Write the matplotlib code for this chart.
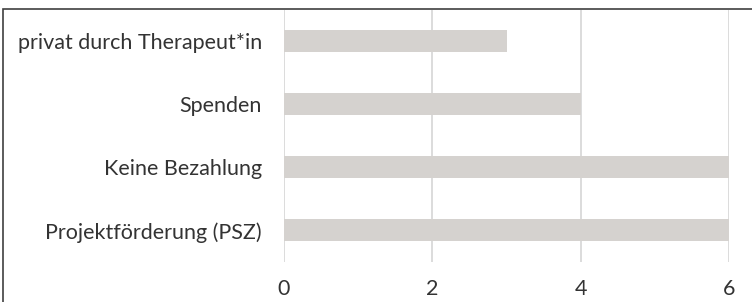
import matplotlib.pyplot as plt
from matplotlib.patches import Rectangle

categories = ["Projektförderung (PSZ)", "Keine Bezahlung", "Spenden", "privat durch Therapeut*in"]
values = [6, 6, 4, 3]
xticks = [0, 2, 4, 6]

plt.rcParams['font.family'] = ['Lato', 'DejaVu Sans']

fig = plt.figure(figsize=(7.52, 3.02), dpi=100)
ax = fig.add_axes([284/752, 1-262/302, (729-284)/752, (262-9.5)/302])

ax.barh(categories, values, height=0.35, color="#d5d2cf", zorder=2)
ax.set_xlim(0, 6)
ax.set_ylim(-0.5, 3.5)
ax.set_xticks(xticks)
ax.xaxis.grid(True, color="#d9d9d9", linewidth=1.3, zorder=0)
for s in ax.spines.values():
    s.set_visible(False)
ax.tick_params(axis="both", length=0, labelsize=15.5, labelcolor="#333333")
ax.tick_params(axis="x", pad=12)
ax.tick_params(axis="y", pad=16)

# outer frame, cut off at the right and bottom
fig.patches.append(Rectangle((3/752, -0.1), 1.2, 1 - 9/302 + 0.1, transform=fig.transFigure,
                             fill=False, edgecolor="#404040", linewidth=1.2))

fig.savefig("out.png", dpi=100)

**Set problem:** List every line above that contains the word "matplotlib".

**Correct answer:**
Write the matplotlib code for this chart.
import matplotlib.pyplot as plt
from matplotlib.patches import Rectangle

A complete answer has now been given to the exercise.